**Task to complete**
The lines to extract run from the first line of the material below to the line containing "from matplotlib.ticker import", both included; leave the pictures behind.

== == ==

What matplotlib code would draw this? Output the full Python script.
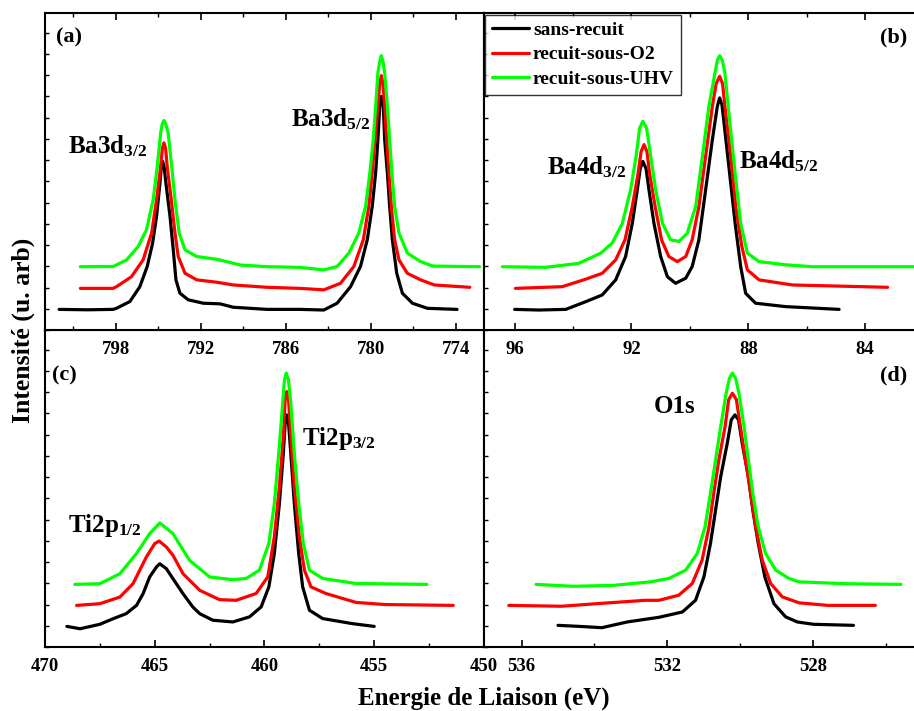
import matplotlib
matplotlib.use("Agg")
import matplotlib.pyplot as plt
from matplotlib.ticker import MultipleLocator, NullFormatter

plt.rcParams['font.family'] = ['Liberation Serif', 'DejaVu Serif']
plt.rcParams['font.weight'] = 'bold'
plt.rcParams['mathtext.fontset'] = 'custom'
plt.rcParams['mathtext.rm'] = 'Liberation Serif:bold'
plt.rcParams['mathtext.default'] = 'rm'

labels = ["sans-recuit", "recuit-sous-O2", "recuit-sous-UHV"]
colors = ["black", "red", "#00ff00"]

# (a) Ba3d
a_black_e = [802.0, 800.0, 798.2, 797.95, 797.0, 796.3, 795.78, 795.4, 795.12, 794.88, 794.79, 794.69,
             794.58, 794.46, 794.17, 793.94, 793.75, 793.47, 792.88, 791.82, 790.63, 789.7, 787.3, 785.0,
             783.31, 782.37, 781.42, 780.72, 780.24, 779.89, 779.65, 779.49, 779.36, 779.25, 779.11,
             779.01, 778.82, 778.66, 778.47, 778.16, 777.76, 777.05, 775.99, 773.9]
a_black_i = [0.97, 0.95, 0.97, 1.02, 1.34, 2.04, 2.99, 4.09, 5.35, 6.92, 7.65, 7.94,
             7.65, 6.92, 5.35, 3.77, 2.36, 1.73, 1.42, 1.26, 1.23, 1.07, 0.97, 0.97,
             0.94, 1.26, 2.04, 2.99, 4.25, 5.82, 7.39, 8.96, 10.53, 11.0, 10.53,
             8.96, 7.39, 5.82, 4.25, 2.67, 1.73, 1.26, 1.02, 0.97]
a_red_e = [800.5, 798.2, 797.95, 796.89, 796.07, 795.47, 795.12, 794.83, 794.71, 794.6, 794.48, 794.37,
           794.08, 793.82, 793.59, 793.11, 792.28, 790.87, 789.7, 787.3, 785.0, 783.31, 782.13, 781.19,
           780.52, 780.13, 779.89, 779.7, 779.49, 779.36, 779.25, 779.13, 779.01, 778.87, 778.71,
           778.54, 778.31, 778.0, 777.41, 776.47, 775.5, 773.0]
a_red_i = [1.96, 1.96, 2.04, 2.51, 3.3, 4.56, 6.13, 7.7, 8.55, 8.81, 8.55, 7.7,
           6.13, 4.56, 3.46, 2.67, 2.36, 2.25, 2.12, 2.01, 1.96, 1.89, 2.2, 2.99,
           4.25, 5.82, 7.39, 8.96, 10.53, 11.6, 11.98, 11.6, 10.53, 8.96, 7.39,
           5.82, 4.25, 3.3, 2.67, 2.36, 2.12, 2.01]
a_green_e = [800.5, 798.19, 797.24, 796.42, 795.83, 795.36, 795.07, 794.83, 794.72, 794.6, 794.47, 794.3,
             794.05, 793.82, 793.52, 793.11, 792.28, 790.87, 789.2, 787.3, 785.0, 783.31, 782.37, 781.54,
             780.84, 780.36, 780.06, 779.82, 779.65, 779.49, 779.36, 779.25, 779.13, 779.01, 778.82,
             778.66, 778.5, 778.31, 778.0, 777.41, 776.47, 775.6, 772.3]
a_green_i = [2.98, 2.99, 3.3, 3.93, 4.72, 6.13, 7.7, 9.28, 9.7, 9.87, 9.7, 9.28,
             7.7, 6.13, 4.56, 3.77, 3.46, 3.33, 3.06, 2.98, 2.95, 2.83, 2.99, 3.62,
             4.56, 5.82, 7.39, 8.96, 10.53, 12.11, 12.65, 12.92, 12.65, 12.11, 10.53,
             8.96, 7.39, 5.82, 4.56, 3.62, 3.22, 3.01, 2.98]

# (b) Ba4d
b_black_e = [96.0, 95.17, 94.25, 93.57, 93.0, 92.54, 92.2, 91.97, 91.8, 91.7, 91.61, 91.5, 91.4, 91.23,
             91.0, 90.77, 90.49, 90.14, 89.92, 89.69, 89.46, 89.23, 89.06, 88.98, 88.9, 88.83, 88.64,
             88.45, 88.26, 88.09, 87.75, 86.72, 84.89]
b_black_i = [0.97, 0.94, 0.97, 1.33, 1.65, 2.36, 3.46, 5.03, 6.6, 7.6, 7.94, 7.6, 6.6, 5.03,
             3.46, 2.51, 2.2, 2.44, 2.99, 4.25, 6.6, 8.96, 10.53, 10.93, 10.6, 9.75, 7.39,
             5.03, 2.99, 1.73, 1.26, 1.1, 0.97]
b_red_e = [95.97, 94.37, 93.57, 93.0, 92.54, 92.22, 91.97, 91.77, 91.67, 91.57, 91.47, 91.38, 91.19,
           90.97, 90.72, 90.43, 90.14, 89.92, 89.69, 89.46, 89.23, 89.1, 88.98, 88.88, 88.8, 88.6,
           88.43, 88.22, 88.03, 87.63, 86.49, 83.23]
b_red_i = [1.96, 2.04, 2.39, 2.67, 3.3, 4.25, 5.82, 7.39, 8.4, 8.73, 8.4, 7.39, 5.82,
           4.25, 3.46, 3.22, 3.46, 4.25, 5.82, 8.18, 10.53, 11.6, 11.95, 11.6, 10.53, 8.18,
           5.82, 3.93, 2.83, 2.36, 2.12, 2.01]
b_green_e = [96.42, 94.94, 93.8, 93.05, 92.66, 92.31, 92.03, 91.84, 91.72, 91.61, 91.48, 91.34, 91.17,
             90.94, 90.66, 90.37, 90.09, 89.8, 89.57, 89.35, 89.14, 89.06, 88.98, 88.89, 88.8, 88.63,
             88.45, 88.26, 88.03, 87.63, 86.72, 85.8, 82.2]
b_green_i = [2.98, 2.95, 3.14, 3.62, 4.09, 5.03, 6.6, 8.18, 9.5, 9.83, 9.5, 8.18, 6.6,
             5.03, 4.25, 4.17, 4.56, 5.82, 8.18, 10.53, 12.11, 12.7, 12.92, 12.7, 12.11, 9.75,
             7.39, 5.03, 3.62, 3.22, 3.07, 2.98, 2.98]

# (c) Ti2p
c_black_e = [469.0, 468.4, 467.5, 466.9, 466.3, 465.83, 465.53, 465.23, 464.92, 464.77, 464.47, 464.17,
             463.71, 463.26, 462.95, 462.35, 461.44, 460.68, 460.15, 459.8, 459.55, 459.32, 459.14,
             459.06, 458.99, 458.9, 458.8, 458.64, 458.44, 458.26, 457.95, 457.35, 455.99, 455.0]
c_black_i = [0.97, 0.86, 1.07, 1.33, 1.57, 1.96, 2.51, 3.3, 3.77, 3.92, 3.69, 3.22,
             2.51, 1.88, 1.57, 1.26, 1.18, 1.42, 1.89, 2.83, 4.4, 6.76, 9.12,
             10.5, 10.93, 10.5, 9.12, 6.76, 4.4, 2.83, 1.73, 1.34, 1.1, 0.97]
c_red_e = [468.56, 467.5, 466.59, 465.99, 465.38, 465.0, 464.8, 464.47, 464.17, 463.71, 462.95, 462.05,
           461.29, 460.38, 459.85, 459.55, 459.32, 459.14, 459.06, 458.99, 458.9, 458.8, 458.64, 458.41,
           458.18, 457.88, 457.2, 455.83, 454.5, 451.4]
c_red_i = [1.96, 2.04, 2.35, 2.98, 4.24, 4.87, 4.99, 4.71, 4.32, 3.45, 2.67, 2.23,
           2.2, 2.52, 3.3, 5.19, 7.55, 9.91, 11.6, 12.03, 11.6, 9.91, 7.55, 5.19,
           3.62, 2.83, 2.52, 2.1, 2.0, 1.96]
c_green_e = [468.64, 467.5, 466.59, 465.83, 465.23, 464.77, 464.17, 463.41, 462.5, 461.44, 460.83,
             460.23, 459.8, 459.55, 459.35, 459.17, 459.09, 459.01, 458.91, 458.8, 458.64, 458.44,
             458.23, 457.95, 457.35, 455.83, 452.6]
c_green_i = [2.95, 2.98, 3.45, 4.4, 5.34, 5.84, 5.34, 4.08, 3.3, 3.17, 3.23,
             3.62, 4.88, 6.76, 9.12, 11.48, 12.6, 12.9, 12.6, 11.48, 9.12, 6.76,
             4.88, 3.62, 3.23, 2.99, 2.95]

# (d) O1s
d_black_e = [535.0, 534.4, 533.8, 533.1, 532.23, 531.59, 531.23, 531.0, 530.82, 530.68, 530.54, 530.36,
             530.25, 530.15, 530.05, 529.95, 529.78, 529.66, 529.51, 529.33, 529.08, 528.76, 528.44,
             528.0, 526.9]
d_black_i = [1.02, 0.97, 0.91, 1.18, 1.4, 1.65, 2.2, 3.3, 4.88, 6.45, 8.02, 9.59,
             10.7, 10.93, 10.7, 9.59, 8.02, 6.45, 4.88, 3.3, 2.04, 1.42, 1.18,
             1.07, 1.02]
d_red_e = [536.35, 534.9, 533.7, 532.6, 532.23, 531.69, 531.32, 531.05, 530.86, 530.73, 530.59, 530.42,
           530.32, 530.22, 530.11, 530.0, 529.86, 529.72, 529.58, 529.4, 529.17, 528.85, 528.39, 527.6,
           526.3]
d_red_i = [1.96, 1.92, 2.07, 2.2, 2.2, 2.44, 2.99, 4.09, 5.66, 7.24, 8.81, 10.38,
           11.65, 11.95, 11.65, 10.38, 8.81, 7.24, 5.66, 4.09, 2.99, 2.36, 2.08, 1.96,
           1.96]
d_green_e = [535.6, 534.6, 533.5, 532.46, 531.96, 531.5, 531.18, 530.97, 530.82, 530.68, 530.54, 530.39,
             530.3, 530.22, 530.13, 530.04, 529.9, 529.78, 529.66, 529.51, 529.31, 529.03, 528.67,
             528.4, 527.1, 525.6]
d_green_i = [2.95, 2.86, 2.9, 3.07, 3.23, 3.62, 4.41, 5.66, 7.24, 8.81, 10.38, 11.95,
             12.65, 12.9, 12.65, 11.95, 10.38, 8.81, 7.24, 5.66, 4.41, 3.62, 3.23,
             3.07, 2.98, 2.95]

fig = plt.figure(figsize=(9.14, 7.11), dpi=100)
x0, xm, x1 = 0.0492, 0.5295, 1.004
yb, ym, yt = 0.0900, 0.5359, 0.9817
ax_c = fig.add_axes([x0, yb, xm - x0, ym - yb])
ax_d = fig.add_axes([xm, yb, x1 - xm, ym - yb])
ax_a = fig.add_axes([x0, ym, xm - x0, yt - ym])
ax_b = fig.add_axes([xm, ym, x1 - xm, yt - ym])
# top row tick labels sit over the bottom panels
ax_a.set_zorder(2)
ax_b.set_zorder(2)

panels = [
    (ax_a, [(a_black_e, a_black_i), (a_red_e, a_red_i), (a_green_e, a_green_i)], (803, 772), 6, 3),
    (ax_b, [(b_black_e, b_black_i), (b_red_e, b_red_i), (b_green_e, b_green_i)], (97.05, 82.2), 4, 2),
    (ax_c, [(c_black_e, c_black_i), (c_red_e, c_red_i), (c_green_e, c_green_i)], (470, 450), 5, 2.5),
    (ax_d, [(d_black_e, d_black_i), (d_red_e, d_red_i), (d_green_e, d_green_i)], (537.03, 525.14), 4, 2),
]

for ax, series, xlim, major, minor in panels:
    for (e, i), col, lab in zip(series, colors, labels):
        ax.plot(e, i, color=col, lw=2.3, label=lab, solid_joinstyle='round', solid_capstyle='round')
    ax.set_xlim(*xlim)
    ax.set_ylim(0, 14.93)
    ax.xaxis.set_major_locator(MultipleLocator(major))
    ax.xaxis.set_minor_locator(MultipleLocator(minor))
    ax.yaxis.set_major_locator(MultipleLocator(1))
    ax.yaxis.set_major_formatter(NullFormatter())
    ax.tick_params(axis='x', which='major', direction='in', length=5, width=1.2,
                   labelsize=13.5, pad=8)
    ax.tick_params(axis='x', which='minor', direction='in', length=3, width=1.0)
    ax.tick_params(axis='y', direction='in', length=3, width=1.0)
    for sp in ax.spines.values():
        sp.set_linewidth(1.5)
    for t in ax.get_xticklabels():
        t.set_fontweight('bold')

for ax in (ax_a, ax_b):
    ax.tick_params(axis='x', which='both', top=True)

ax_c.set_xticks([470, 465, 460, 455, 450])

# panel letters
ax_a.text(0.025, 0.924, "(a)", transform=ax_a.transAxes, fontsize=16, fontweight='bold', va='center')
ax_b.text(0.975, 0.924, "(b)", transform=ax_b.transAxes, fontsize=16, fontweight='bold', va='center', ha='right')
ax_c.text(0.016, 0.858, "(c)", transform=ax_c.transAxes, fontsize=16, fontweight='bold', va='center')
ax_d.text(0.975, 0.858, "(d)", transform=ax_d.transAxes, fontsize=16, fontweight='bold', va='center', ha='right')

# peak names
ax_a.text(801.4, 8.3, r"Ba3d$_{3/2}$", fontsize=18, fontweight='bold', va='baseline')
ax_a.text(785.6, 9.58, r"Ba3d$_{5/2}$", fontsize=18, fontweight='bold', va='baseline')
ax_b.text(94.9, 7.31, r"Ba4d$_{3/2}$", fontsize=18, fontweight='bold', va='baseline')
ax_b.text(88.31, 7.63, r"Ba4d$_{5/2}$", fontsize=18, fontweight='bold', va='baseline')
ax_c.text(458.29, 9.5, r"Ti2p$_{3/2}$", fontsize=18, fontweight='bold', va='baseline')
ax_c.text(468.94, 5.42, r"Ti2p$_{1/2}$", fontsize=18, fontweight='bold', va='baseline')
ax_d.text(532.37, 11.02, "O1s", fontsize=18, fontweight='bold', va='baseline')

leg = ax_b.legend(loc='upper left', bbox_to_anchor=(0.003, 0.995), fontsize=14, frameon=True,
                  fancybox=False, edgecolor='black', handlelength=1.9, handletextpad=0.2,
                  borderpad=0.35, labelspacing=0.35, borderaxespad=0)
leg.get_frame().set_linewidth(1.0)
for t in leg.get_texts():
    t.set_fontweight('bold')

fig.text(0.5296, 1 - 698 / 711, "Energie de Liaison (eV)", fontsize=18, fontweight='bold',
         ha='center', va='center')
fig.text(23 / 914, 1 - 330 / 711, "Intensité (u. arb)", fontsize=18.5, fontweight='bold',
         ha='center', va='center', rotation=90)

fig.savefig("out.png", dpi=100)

== == ==

**Output of the task**
What matplotlib code would draw this? Output the full Python script.
import matplotlib
matplotlib.use("Agg")
import matplotlib.pyplot as plt
from matplotlib.ticker import MultipleLocator, NullFormatter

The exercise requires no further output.